Kakhramonjon Olimov retrousse les manches de son élégante chemise en lin jaune moutarde, dévoilant les marbrures sur la peau de son bras. A l’Hôtel-Dieu, à Paris, le médecin qui l’a examiné le 25 juin a noté de nombreuses ecchymoses et des lésions mais ce ressortissant ouzbek de 48 ans s’est surtout plaint d’une « hypervigilance », de difficultés à s’endormir et de réveils en sursaut au milieu de la nuit.
« Ça n’a pas été très agréable pour lui mais au moins, c’est passé », traduit le secrétaire particulier de ce multimillionnaire, rencontré par Le Monde. Un kidnapping en règle dans les beaux quartiers de Paris, une odyssée clandestine jusqu’au sous-sol d’une villa niçoise, des coups et des menaces, un simulacre d’égorgement : depuis le 23 juin, le magnat de la finance se retrouve malgré lui au centre d’un imbroglio digne d’un roman d’espionnage, dont l’arrière-plan laisse interdites la police et la justice françaises.
Actionnaire unique d’Anorbank, un établissement qui revendique la gestion de plus d’un milliard d’actifs et figure, selon lui, « dans le top 10 des banques dans [son] pays », M. Olimov est aussi impliqué, via une société immatriculée aux Pays-Bas, dans un projet de « centrale à cycle combiné gaz » à Surkhandaria, dans le sud de l’Ouzbékistan, au côté d’EDF.
« Viens, on doit parler »
C’est précisément la raison pour laquelle cet habitué de Paris, où il se rend fréquemment, avait prévu un nouveau voyage fin juin, afin de faire le point avec ses partenaires français. Peu d’interlocuteurs sont mis dans la confidence du déplacement : un notaire – il compte profiter de l’occasion pour finaliser l’achat d’un bien immobilier –, un futur collaborateur, des dirigeants d’EDF et l’hôtel Sofitel Arc-de-Triomphe, où neuf nuitées ont été réservées.
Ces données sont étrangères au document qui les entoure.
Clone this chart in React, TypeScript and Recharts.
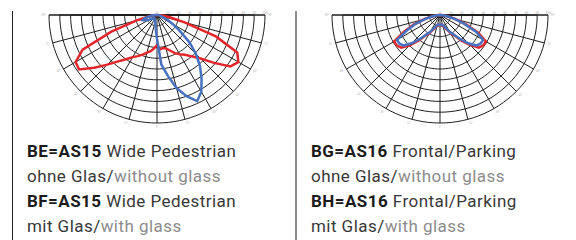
import React from 'react';
import { RadarChart, Radar, PolarGrid, PolarAngleAxis, PolarRadiusAxis } from 'recharts';

// gamma angles from nadir, negative = left half of the diagram
const angles = [
  -90, -85, -80, -75, -70, -65, -60, -55, -50, -45, -40, -35, -30, -25, -20, -15, -10, -5, 0,
  5, 10, 15, 20, 25, 30, 35, 40, 45, 50, 55, 60, 65, 70, 75, 80, 85, 90,
];

// relative intensity, % of outer ring
const pedC0 = [
  0, 3, 8, 20, 45, 76, 87, 88, 76, 65, 56, 50, 45, 42, 39, 36, 34, 31, 28,
  32, 31, 32, 35, 39, 42, 45, 50, 57, 69, 83, 87, 82, 58, 27, 12, 5, 0,
];
const pedC90 = [
  0, 3, 7, 12, 14, 12, 9, 6, 5, 4, 4, 4, 5, 6, 6, 7, 9, 13, 22,
  46, 57, 70, 80, 88, 82, 72, 62, 51, 39, 26, 17, 11, 6, 4, 2, 1, 0,
];
const parkC0 = [
  0, 3, 8, 15, 26, 37, 49, 49, 47, 40, 31, 23, 19, 15, 12, 10, 10, 9, 9,
  9, 10, 10, 12, 15, 19, 23, 31, 39, 47, 49, 49, 39, 26, 15, 8, 3, 0,
];
const parkC90 = [
  0, 3, 7, 14, 24, 34, 46, 46, 44, 37, 29, 22, 18, 14, 11, 10, 9, 9, 9,
  9, 9, 10, 11, 14, 18, 22, 29, 37, 44, 46, 46, 37, 24, 14, 7, 3, 0,
];

const angleTicks = [-90, -75, -60, -45, -30, -15, 0, 15, 30, 45, 60, 75, 90];
const ringTicks = [0, 10, 20, 30, 40, 50, 60, 70, 80, 90, 100];

const RED = '#e3262b';
const BLUE = '#4872c0';

// fine arc so the rings look round (lower half only)
const arc: number[] = [];
for (let a = 180; a <= 360; a += 3) arc.push(a);

const tinyTick = (props: any) => (
  <text x={props.x} y={props.y - 1.5} fontSize={3.5} fill="#aaa" textAnchor="middle">
    {props.payload.value}
  </text>
);

function Polar({ red, blue }: { red: number[]; blue: number[] }) {
  const data = angles.map((a, i) => ({ angle: a, red: red[i], blue: blue[i] }));
  return (
    <RadarChart
      width={290}
      height={130}
      cx={150}
      cy={15}
      outerRadius={108}
      startAngle={180}
      endAngle={360}
      data={data}
      margin={{ top: 0, right: 0, bottom: 0, left: 0 }}
    >
      <PolarGrid gridType="polygon" radialLines={false} polarAngles={arc} stroke="#1e1e1e" strokeWidth={1} />
      <PolarGrid gridType="polygon" polarRadius={[]} stroke="#1e1e1e" strokeWidth={1} />
      <PolarAngleAxis
        dataKey="angle"
        type="number"
        domain={[-90, 90]}
        ticks={angleTicks}
        axisLine={false}
        tickLine={false}
        tickSize={3}
        tick={{ fontSize: 3, fill: '#aaa' }}
        tickFormatter={(v: number) => `${Math.abs(v)}°`}
      />
      <PolarRadiusAxis
        angle={0}
        domain={[0, 100]}
        ticks={ringTicks}
        tickCount={11}
        axisLine={false}
        tickLine={false}
        tick={tinyTick}
      />
      <PolarRadiusAxis
        radiusAxisId="left"
        angle={180}
        domain={[0, 100]}
        ticks={ringTicks}
        tickCount={11}
        axisLine={false}
        tickLine={false}
        tick={tinyTick}
      />
      <Radar dataKey="red" stroke={RED} strokeWidth={2.5} fill="none" dot={false} isAnimationActive={false} />
      <Radar dataKey="blue" stroke={BLUE} strokeWidth={2.5} fill="none" dot={false} isAnimationActive={false} />
    </RadarChart>
  );
}

const txt: React.CSSProperties = {
  position: 'absolute',
  top: 139,
  fontFamily: 'Roboto, sans-serif',
  fontSize: 17,
  lineHeight: '25px',
  letterSpacing: 0.45,
  color: '#383838',
  whiteSpace: 'nowrap',
};
const bold: React.CSSProperties = { fontWeight: 700, color: '#1b1b1b' };
const grey: React.CSSProperties = { color: '#8c8c8c' };

export default function App() {
  return (
    <div style={{ position: 'absolute', left: 0, top: 0, width: 576, height: 240, background: '#fff', overflow: 'hidden' }}>
      <div style={{ position: 'absolute', left: 11.5, top: 11, width: 1.3, height: 229, background: '#222' }} />
      <div style={{ position: 'absolute', left: 295, top: 11, width: 1.5, height: 229, background: '#8a8a8a' }} />

      <div style={{ position: 'absolute', left: 7, top: 0 }}>
        <Polar red={pedC0} blue={pedC90} />
      </div>
      <div style={{ position: 'absolute', left: 290, top: 0 }}>
        <Polar red={parkC0} blue={parkC90} />
      </div>

      <div style={{ ...txt, left: 27 }}>
        <div><span style={bold}>BE=AS15</span> Wide Pedestrian</div>
        <div>ohne Glas/<span style={grey}>without glass</span></div>
        <div><span style={bold}>BF=AS15</span> Wide Pedestrian</div>
        <div>mit Glas/<span style={grey}>with glass</span></div>
      </div>
      <div style={{ ...txt, left: 311 }}>
        <div><span style={bold}>BG=AS16</span> Frontal/Parking</div>
        <div>ohne Glas/<span style={grey}>without glass</span></div>
        <div><span style={bold}>BH=AS16</span> Frontal/Parking</div>
        <div>mit Glas/<span style={grey}>with glass</span></div>
      </div>
    </div>
  );
}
Le 21 juin, M. Olimov et son secrétaire s’envolent de l’aéroport international Islam-Karimov, à Tachkent, et gagnent Paris le jour suivant, après une escale à Istanbul. L’après-midi même, une inconnue l’aborde au bar de l’hôtel. Elle s’exprime en russe et en anglais, dit s’appeler Anastacia et travailler dans un salon de beauté en Turquie, mais l’Ouzbek tique : veste Louis Vuitton blanche, bracelet Tiffany, « le luxe qu’elle portait sur elle ne correspondait absolument pas à son métier ».